Find every line in the records below that contains the word "this", and copy each such line.

__Data provided__:
====

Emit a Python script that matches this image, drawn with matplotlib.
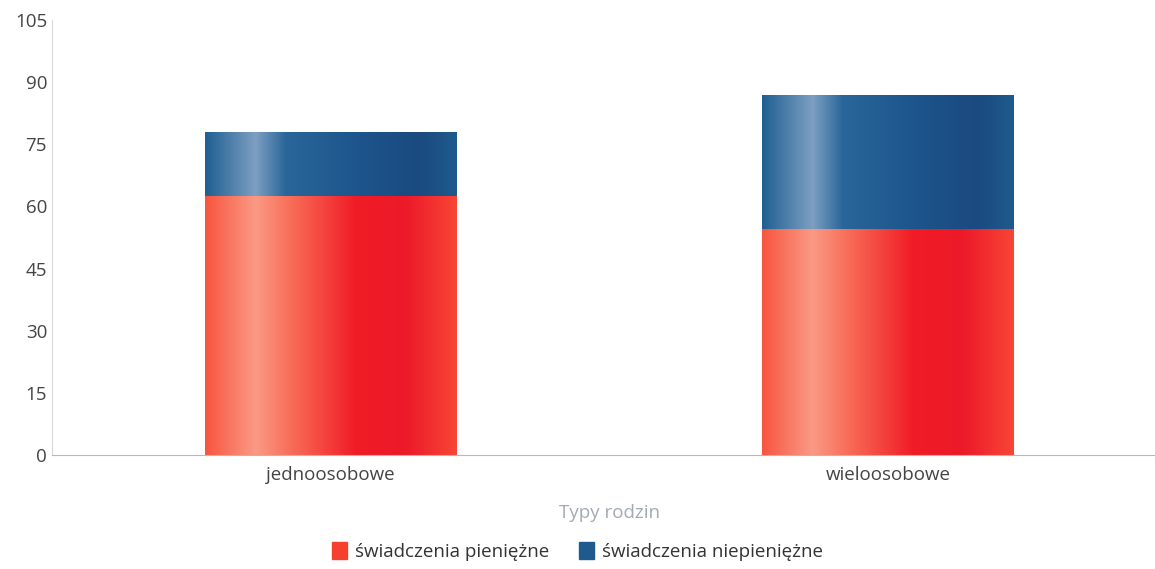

====

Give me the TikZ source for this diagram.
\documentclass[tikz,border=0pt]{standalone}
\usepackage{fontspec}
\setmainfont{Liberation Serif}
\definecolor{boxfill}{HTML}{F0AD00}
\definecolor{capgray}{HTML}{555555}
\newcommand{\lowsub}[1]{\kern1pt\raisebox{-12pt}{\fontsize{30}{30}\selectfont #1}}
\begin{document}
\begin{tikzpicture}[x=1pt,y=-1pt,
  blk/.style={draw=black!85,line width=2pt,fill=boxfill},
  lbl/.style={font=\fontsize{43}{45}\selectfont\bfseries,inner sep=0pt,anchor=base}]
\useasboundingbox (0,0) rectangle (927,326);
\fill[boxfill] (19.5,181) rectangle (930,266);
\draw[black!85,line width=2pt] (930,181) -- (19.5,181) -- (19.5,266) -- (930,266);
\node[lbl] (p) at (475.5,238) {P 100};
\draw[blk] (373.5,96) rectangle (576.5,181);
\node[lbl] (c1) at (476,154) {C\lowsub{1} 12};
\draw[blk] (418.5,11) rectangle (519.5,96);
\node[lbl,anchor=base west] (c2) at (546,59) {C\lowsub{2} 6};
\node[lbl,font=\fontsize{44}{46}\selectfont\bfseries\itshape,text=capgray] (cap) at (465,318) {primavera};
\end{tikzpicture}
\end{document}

====

__Exercise result__:
Emit a Python script that matches this image, drawn with matplotlib.
Give me the TikZ source for this diagram.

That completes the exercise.